Keep in mind that you could be at various stages of this process with multiple children, or if a child’s team is too overloaded or already further along in the process with a different family, you might never hear back from them. In between every step, there is waiting, discussing, praying, and incessant email checking (maybe that’s just me).
Each time we move forward with a kiddo, we have to make room in our hearts and minds for that child, picture them as a member of our family, assess whether we are prepared to parent them well, all the while knowing that at any stage our journey with them could end. Each narrative, each meeting, each imagining, there is a delicate balance between overflowing with excitement and sandbagging your heart against the flood of feelings.

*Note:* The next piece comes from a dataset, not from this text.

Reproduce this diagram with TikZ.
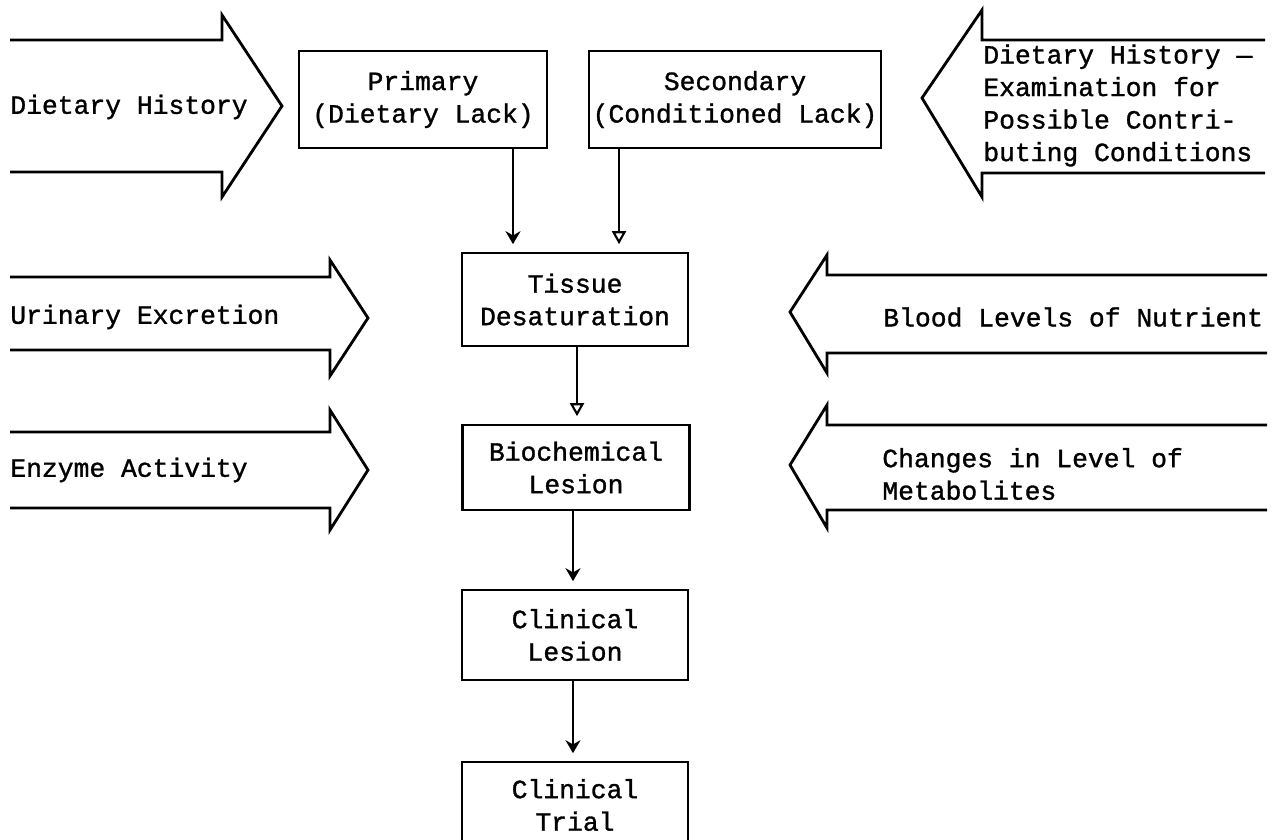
\documentclass[tikz,border=0pt]{standalone}
\usepackage{fontspec}
\newfontfamily\typefont[FakeBold=1.2]{Liberation Mono}
\usetikzlibrary{arrows.meta}
\tikzset{
    stagebox/.style={
        draw,
        line width=1.5pt,
        inner sep=0pt,
        align=center,
        font=\typefont\fontsize{15pt}{18.5pt}\selectfont
    },
    sidetext/.style={
        inner sep=0pt,
        anchor=west,
        align=left,
        font=\typefont\fontsize{15pt}{18.5pt}\selectfont
    },
    bigarrow/.style={
        line width=1.6pt,
        line join=miter
    },
    flowarrow/.style={
        line width=1.2pt,
        shorten >=1.5mm,
        -{Stealth[length=2.6mm, width=3mm]}
    },
    openarrow/.style={
        line width=1.2pt,
        shorten >=1.5mm,
        -{Triangle[open, length=2.6mm, width=2.8mm]}
    }
}

\begin{document}
\begin{tikzpicture}[x=0.2mm,y=-0.2mm]
    \useasboundingbox (0,0) rectangle (1277,840);
    \clip (0,0) rectangle (1277,840);

    % boxes
    \node[stagebox, minimum width=49.6mm, minimum height=19.4mm] (prim) at (423,99.5) {Primary\\(Dietary Lack)};
    \node[stagebox, minimum width=58.4mm, minimum height=19.4mm] (sec) at (735,99.5) {Secondary\\(Conditioned Lack)};
    \node[stagebox, minimum width=45.2mm, minimum height=18.6mm] (tissue) at (575,299.5) {Tissue\\Desaturation};
    \node[stagebox, minimum width=45.4mm, minimum height=17mm] (bio) at (576,467.5) {Biochemical\\Lesion};
    \node[stagebox, minimum width=45.2mm, minimum height=18mm] (clinles) at (575,635) {Clinical\\Lesion};
    \node[stagebox, minimum width=45.2mm, minimum height=17.2mm] (trial) at (575,805) {Clinical\\Trial};

    % arrows between boxes
    \draw[flowarrow] (prim.south -| 513,0) -- (tissue.north -| 513,0);
    \draw[openarrow] (sec.south -| 619,0) -- (tissue.north -| 619,0);
    \draw[openarrow] (tissue.south -| 577,0) -- (bio.north -| 577,0);
    \draw[flowarrow] (bio.south -| 573,0) -- (clinles.north -| 573,0);
    \draw[flowarrow] (clinles.south -| 573,0) -- (trial.north -| 573,0);

    % left side block arrows
    \draw[bigarrow] (10,40) -- (222,40) -- (222,15) -- (282,106) -- (222,197) -- (222,172) -- (10,172);
    \draw[bigarrow] (10,277) -- (330,277) -- (330,260) -- (368,318) -- (330,376) -- (330,350) -- (10,350);
    \draw[bigarrow] (10,432) -- (330,432) -- (330,410) -- (368,470) -- (330,530) -- (330,508) -- (10,508);

    \node[sidetext] (diet) at (10,107) {Dietary History};
    \node[sidetext] (urine) at (10,317) {Urinary Excretion};
    \node[sidetext] (enzyme) at (10,470) {Enzyme Activity};

    % right side block arrows
    \draw[bigarrow] (1265,40) -- (982,40) -- (982,10) -- (922,98) -- (982,197) -- (982,173) -- (1265,173);
    \draw[bigarrow] (1267,275) -- (827,275) -- (827,255) -- (790,312) -- (827,373) -- (827,353) -- (1267,353);
    \draw[bigarrow] (1267,425) -- (827,425) -- (827,405) -- (790,465) -- (827,528) -- (827,510) -- (1267,510);

    \node[sidetext] (histexam) at (983,105.5) {Dietary History —\\Examination for\\Possible Contri-\\buting Conditions};
    \node[sidetext] (blood) at (883,317) {Blood Levels of Nutrient};
    \node[sidetext] (metab) at (882,474) {Changes in Level of\\Metabolites};
\end{tikzpicture}
\end{document}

I am learning lessons (or resisting lessons) about patience and uncertainty. I am grieving a child’s trauma even when in the same moment I am having to say that no, we aren’t able to parent them through it. I am praying, child by child, that even though we weren’t the right family for them, that they will be watched over, loved, cared for, protected, and valued for exactly who they are. I am praying that each “no” gets us one step closer to “yes” for our future child, who is out there, needing us.
Praying that the right family is out there.
Mourning that ours wasn’t the one.
Dusting myself off and getting back in the match game.